I recently had a conversation with a customer about the aesthetic principles from ancient Greece that got me thinking more about ancient Greek aesthetics and their influence on our current world.
Really - by what are we still influenced?
In fact, even after thousands of years, the ancient Greek principles of aesthetics can be found everywhere.
We are talking about harmony and symmetry, balance and proportions, about contrast and variety, about rhythms. Let us take a closer look at some of these principles that can be found in the various periods of Greek art.
First, the concept of symmetry. This can be seen in nature as well as in the arts.
In Ancient Greece, the term brought together different ideas: Evenness and harmony, something with correct proportions and therefore beauty. It is therefore a combination of philosophical and mathematical concepts.
The Pythagoreans had emphasized the importance of various opposites such as right and left, image and mirror image. Democritus had explained the composition of the world from atoms as building blocks, which possessed different geometrical forms, and Plato thought, the ground elements earth, water, air and fire would be based each on a corresponding geometrical form, e.g. the earth represented by a cube.
In other words: from the very beginning various sciences were concerned with symmetry, particularly philosophy, natural sciences and mathematics and this shaped the Aesthetic principles from Ancient Greece.
When we talk about ancient Greek architecture, we mean temple architecture, which was based on measure and proportion and the balance of all elements. The most well- known example is the Parthenon, built on the Acropolis of Athens in the fifth century BC, which was celebrated by its architects Ictinus and Callicrates as a triumph of balance.
Its decorative sculptures were created in strict accordance with rules laid down by the great sculptor Polyclitus, who wrote a treatise on the subject of proportions and balance in sculpture, the canon.
Also the „Golden Ratio“ (golden section) is an important principle of balance. The first preserved description is found in the „Elements“ of ancient Greek mathematician Euclid (around 300 BC). This ratio was later elevated to the ideal principle of aesthetic proportioning.
The relationship of the golden section, important in mathematics, art or architecture, can also be found in nature, for example in the arrangement of leaves.
Proportion, too, is first a mathematical concept: the comparative relationship between parts of a whole. In art, it is described as how well balanced one part of an image is in relation to another. The same in architecture, proportion describes the way that different elements are related to each other in terms of size, shape and color. In a similar way, in music it refers to the way that rhythms relate to each other in time.
This concept, too, was first studied by ancient Greek philosophers and scientists like Plato and Pythagoras. Renewal of this belief in proportions as foundations of fine art took place later in the Renaissance.

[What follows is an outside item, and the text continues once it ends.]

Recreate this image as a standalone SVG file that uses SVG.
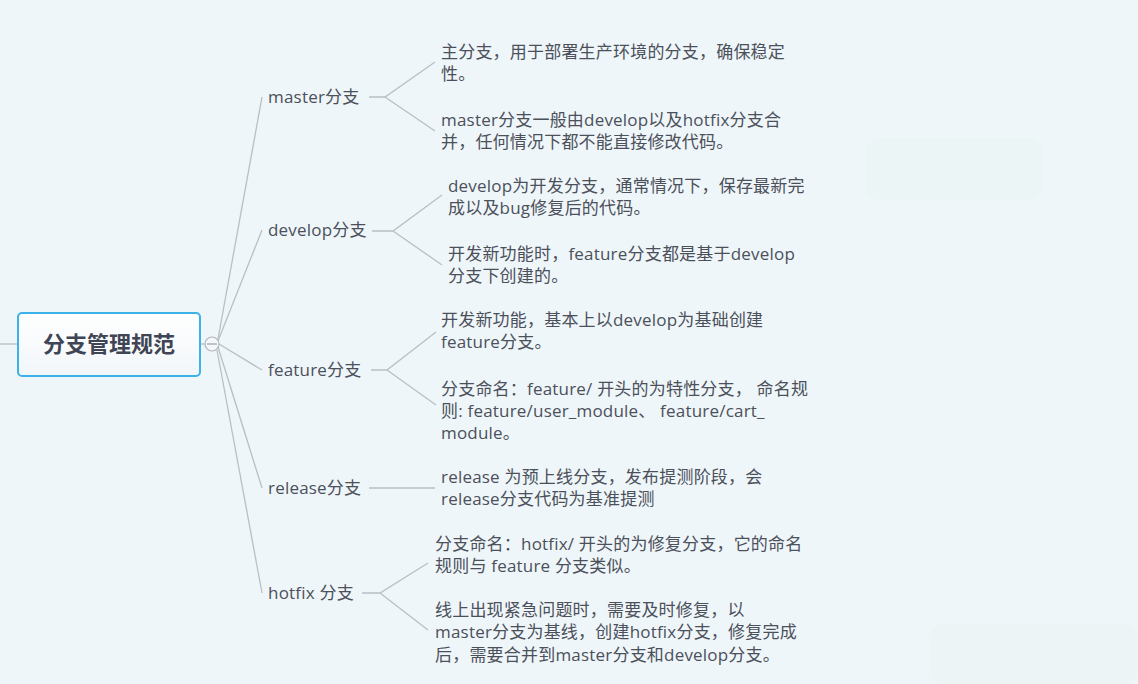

The term "harmony" comes from the Greek "harmonia," meaning "joint, agreement, concord of sounds.“ Ancient Greeks used it to describe architectural proportion, balance and the beauty of music. Harmony is a balance among elements and their relationships. A disharmonious composition lacks balance, and is therefore displeasing to the eye or ear. The ancient Greek philosophers Pythagoras and Plato showed how sound corresponded with numbers, and how these could be used to create pleasing music.
The ancient Greeks used „rhythm“ ( Greek: flow) in architecture and arts. Rhythm is a pattern created by repeating elements throughout the design, such as columns or arches. Rhythm was considered to be one of the key ingredients for the creation of harmony. It is the connection of elements in a whole, that is, the arrangement of parts to form a coherent whole.
Contrast and variety as an aesthetic principle
Also contrast and variety was used widely in ancient Greek architecture and arts. The columns of the Parthenon, for instance, were not all alike. The Doric order was used for the lower part of the building and Ionic for the upper part. One type was fluted and another was not. And each had a different capital or decoration at the top of the column.
Contrast in art was also used by making different parts of a statue from different materials - rock crystal for the eyes, ivory for the skin, and gold for hair. The same principle occurs in the color of ancient Greek statues.
The aesthetic lessons which can be learned from ancient Greek principles
This small selection shows how much aesthetic principles, integral to the artist's toolbox today, can be traced back to Ancient Greeks.
From typical Greek souvenirs to masterpieces of contemporary artists, designers and architects, these principles are still there to be found.
However, this also means that you, if you’re looking for some inspiration for your everyday life (home decor as an example), can discover plenty of ideas in Ancient Greece.
Takeaway: Aesthetic principles from ancient Greece are still influential today. Applying some of these principles will help you achieve the same kind of beauty in your immediate environment.